Di sinilah tantangan dakwah Muhammadiyah hari ini yaitu bagaimana tetap setia pada misi pencerahan, tanpa terasing dari ruang digital tempat masyarakat terutama generasi muda menghabiskan waktunya? Dulu, mimbar dakwah berada di masjid atau majelis taklim. Kini, mimbar itu bernama feed, story, dan short video. Masalahnya, mimbar ini tidak netral. Algoritma hanya menampilkan apa yang ingin kita lihat, bukan apa yang perlu kita ketahui.

Akibatnya, banyak orang hidup dalam “ruang gema”. Jika seseorang menyukai konten agama yang keras dan penuh ancaman, maka ia akan terus disuguhi konten serupa. Sebaliknya, jika ia menyukai konten yang menenangkan dan moderat, maka ia juga akan berada di lingkaran itu. Pertemuan gagasan menjadi jarang dan dialog makin sulit.

Bagi dakwah Muhammadiyah, situasi ini berbahaya. Dakwah pencerahan justru membutuhkan dialog, nalar, dan kesediaan mendengar pandangan lain. Sementara algoritma mendorong polarisasi dan kesederhanaan berlebihan. Pertanyaannya ialah haruskah dakwah mengikuti selera algoritma agar didengar?

Jawabannya tidak sederhana. Muhammadiyah tidak bisa menutup diri dari dunia digital. Namun jika dakwah sepenuhnya tunduk pada algoritma seperti mengejar sensasi, potongan ekstrem, dan emosi sesaat maka dakwah kehilangan ruhnya.
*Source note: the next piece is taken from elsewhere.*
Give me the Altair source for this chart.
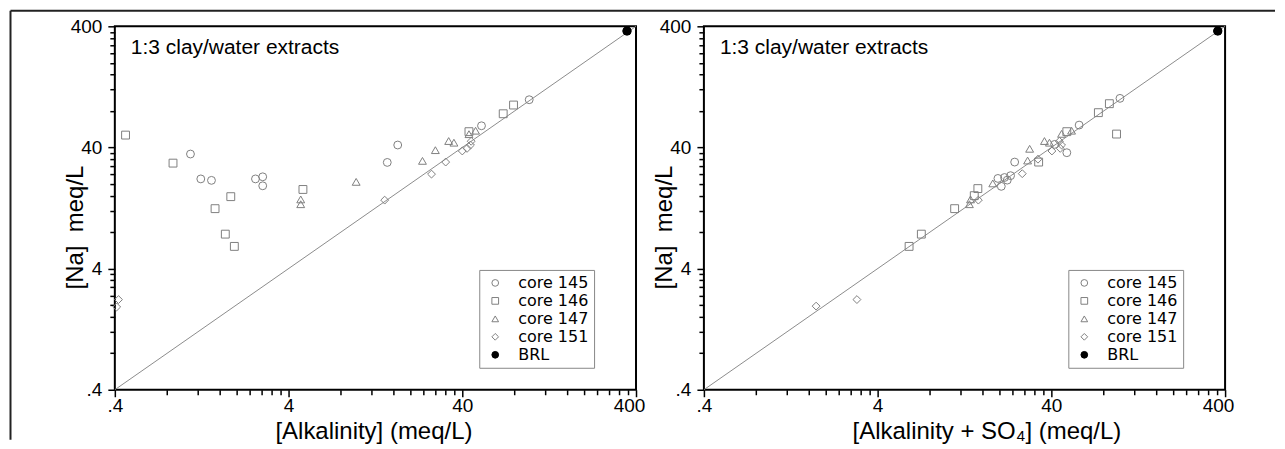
import altair as alt
import pandas as pd

# ---------------- data ----------------
series_names = ["core 145", "core 146", "core 147", "core 151", "BRL"]
series_shapes = ["circle", "square", "triangle-up", "diamond", "circle"]
series_strokes = ["#808080", "#808080", "#808080", "#808080", "black"]
series_fills = ["transparent", "transparent", "transparent", "transparent", "black"]

# Left panel: [Alkalinity] vs [Na]
left_c145_x = [1.09, 1.25, 1.44, 2.58, 2.84, 2.84, 14.8, 17.0, 51.6, 97.1]
left_c145_y = [35.3, 22.0, 21.4, 22.0, 22.9, 19.3, 30.1, 41.9, 60.4, 99.1]
left_c146_x = [0.461, 0.865, 1.51, 1.86, 1.73, 1.95, 4.84, 43.7, 68.8, 78.9]
left_c146_y = [50.6, 29.7, 12.5, 15.7, 7.7, 6.1, 18.0, 54.0, 75.9, 89.6]
left_c147_x = [4.7, 4.7, 9.8, 23.6, 28.0, 33.4, 35.8, 43.7, 47.7]
left_c147_y = [14.9, 13.6, 20.8, 31.0, 38.0, 45.2, 43.8, 51.5, 55.0]
left_c151_x = [0.42, 0.41, 14.3, 26.6, 32.1, 40.0, 42.6, 44.6, 45.0]
left_c151_y = [2.22, 1.93, 14.7, 24.1, 30.3, 37.4, 39.3, 41.9, 45.0]
left_brl_x = [355.0]
left_brl_y = [366.0]

# Right panel: [Alkalinity + SO4] vs [Na]
right_c145_x = [49.1, 19.7, 21.5, 22.3, 20.6, 23.3, 24.6, 41.8, 57.8, 99.3]
right_c145_y = [36.2, 22.2, 22.6, 21.5, 19.1, 23.4, 30.3, 42.4, 61.2, 101.7]
right_c146_x = [6.07, 7.14, 11.1, 14.4, 15.1, 33.8, 49.1, 74.6, 86.3, 94.9]
right_c146_y = [6.1, 7.7, 12.5, 16.0, 18.3, 30.3, 54.0, 77.5, 91.9, 51.6]
right_c147_x = [13.5, 13.7, 18.4, 29.2, 30.0, 36.5, 39.0, 45.8, 52.3]
right_c147_y = [13.6, 14.9, 20.2, 31.2, 39.0, 45.2, 43.8, 51.8, 55.0]
right_c151_x = [1.77, 3.04, 15.2, 27.2, 33.5, 40.3, 45.0, 45.8, 44.5]
right_c151_y = [1.96, 2.22, 14.7, 24.3, 32.0, 37.4, 39.3, 41.9, 45.0]
right_brl_x = [363.0]
right_brl_y = [366.0]

axis_domain = [0.4, 400]
major_ticks = [0.4, 4, 40, 400]
tick_multipliers = [1, 2, 3, 4, 5, 6, 7, 8, 9]
tick_decades = [0.4, 4, 40]
tick_values = sorted(set([round(d * m, 6) for d in tick_decades for m in tick_multipliers] + [400]))

annotation_text = "1:3 clay/water extracts"
y_title = "[Na]\u00a0 meq/L"
left_x_title = "[Alkalinity] (meq/L)"
right_x_title = "[Alkalinity + SO\u2084] (meq/L)"

# ---------------- chart ----------------
W, H = 522, 364
FONT = "Liberation Sans"

label_expr = ("datum.value == 0.4 ? '.4' : datum.value == 4 ? '4' : "
              "datum.value == 40 ? '40' : datum.value == 400 ? '400' : ''")
major_test = "datum.value == 0.4 || datum.value == 4 || datum.value == 40 || datum.value == 400"


def build_df(groups, brl):
    rows = []
    for name, xs, ys in groups:
        for x, y in zip(xs, ys):
            rows.append({"x": x, "y": y, "series": name})
    for x, y in zip(*brl):
        rows.append({"x": x, "y": y, "series": "BRL"})
    return pd.DataFrame(rows)


def panel(df, brl, x_title, x_title_x, with_frame=False):
    xscale = alt.Scale(type="log", domain=axis_domain, nice=False)
    yscale = alt.Scale(type="log", domain=axis_domain, nice=False)
    xaxis = alt.Axis(values=tick_values, labelExpr=label_expr,
                     tickSize={"condition": {"test": major_test, "value": 7}, "value": 5},
                     labelOffset={"condition": {"test": "datum.value >= 300", "value": -7}, "value": 0},
                     labelFlush=False, domain=False, grid=False, labelPadding=0,
                     labelFont=FONT, labelFontSize=19, labelColor="black",
                     titleFont=FONT, titleFontSize=24, titleFontWeight="normal", titleColor="black",
                     tickColor="black", tickWidth=1.5,
                     title=x_title, titleX=x_title_x, titleY=30, titleBaseline="top")
    yaxis = alt.Axis(values=tick_values, labelExpr=label_expr,
                     tickSize={"condition": {"test": major_test, "value": 7}, "value": 5},
                     domain=False, grid=False, labelPadding=6,
                     labelFont=FONT, labelFontSize=19, labelColor="black",
                     titleFont=FONT, titleFontSize=24, titleFontWeight="normal", titleColor="black",
                     tickColor="black", tickWidth=1.5,
                     title=y_title, titleX=-27, titleY=201)
    X = alt.X("x:Q", scale=xscale, axis=xaxis)
    Y = alt.Y("y:Q", scale=yscale, axis=yaxis)

    leg = alt.Legend(title=None, orient="none", legendX=365, legendY=244,
                     strokeColor="#888888", fillColor="white", padding=5,
                     rowPadding=2, labelFont="DejaVu Sans", labelFontSize=16,
                     labelColor="black", symbolSize=45, symbolStrokeWidth=1,
                     symbolOffset=3, labelOffset=15)

    line_df = pd.DataFrame({"x": axis_domain, "y": axis_domain})
    diag = alt.Chart(line_df).mark_line(color="#8c8c8c", strokeWidth=1).encode(x=X, y=Y)

    pts = alt.Chart(df).mark_point(filled=True, size=62, strokeWidth=1, opacity=1).encode(
        x=X, y=Y,
        shape=alt.Shape("series:N", scale=alt.Scale(domain=series_names, range=series_shapes), legend=leg),
        fill=alt.Fill("series:N", scale=alt.Scale(domain=series_names, range=series_fills), legend=leg),
        stroke=alt.Stroke("series:N", scale=alt.Scale(domain=series_names, range=series_strokes), legend=leg),
    )

    brl_df = pd.DataFrame({"x": brl[0], "y": brl[1]})
    brl_big = alt.Chart(brl_df).mark_point(filled=True, size=85, color="black", opacity=1).encode(x=X, y=Y)

    note = alt.Chart(pd.DataFrame({"t": [annotation_text]})).mark_text(
        align="left", baseline="alphabetic", fontSize=21, font=FONT, color="black"
    ).encode(text="t:N", x=alt.value(16), y=alt.value(28))

    layers = [diag, pts, brl_big, note]
    if with_frame:
        top = alt.Chart(pd.DataFrame({"a": [0]})).mark_rule(color="#222222", strokeWidth=2).encode(
            x=alt.value(-104.5), x2=alt.value(1162), y=alt.value(-15.5))
        left = alt.Chart(pd.DataFrame({"a": [0]})).mark_rule(color="#222222", strokeWidth=2).encode(
            x=alt.value(-104.5), y=alt.value(-15.5), y2=alt.value(H + 50))
        layers += [top, left]
    return alt.layer(*layers).properties(width=W, height=H)


left_df = build_df([("core 145", left_c145_x, left_c145_y),
                    ("core 146", left_c146_x, left_c146_y),
                    ("core 147", left_c147_x, left_c147_y),
                    ("core 151", left_c151_x, left_c151_y)], (left_brl_x, left_brl_y))
right_df = build_df([("core 145", right_c145_x, right_c145_y),
                     ("core 146", right_c146_x, right_c146_y),
                     ("core 147", right_c147_x, right_c147_y),
                     ("core 151", right_c151_x, right_c151_y)], (right_brl_x, right_brl_y))

left_chart = panel(left_df, (left_brl_x, left_brl_y), left_x_title, W / 2 - 2, with_frame=True)
right_chart = panel(right_df, (right_brl_x, right_brl_y), right_x_title, 283)

chart = alt.hconcat(left_chart, right_chart, spacing=68, bounds="flush").resolve_scale(
    shape="independent", fill="independent", stroke="independent"
).properties(
    padding={"left": 0, "top": 0, "right": 0, "bottom": 0},
    background="white"
).configure_view(
    stroke="black", strokeWidth=2
)

chart.save("out.html", embed_options={"renderer": "svg", "actions": False})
Terdapat anggapan bahwa dakwah yang rasional dan berimbang sulit diterima publik awam. Padahal, masalahnya sering bukan pada isinya, tetapi pada cara menyampaikannya. Bahasa yang terlalu akademik, istilah yang berat, dan gaya yang kaku membuat pesan pencerahan sulit dicerna.

Muhammadiyah perlu berani belajar berkomunikasi lebih cair, lebih membumi, tanpa kehilangan substansi. Populer tidak harus dangkal. Sederhana tidak berarti menyederhanakan kebenaran. Justru di tengah banjir hoaks dan emosi, masyarakat membutuhkan suara yang menenangkan, menjelaskan dengan sabar, dan tidak menghakimi. Inilah ceruk dakwah Muhammadiyah yang seharusnya diisi.

Anak muda hari ini belajar agama dengan cara yang sangat berbeda. Mereka tidak selalu datang ke pengajian. Mereka mencari jawaban lewat mesin pencari, media sosial, dan video pendek. Sering kali, yang mereka dapatkan adalah potongan informasi tanpa konteks. Akibatnya, banyak yang hafal dalil, tetapi bingung menerapkannya. Tahu hukum halal-haram, tetapi tidak memahami tujuan dan hikmahnya. Mudah menghakimi, tetapi sulit berempati.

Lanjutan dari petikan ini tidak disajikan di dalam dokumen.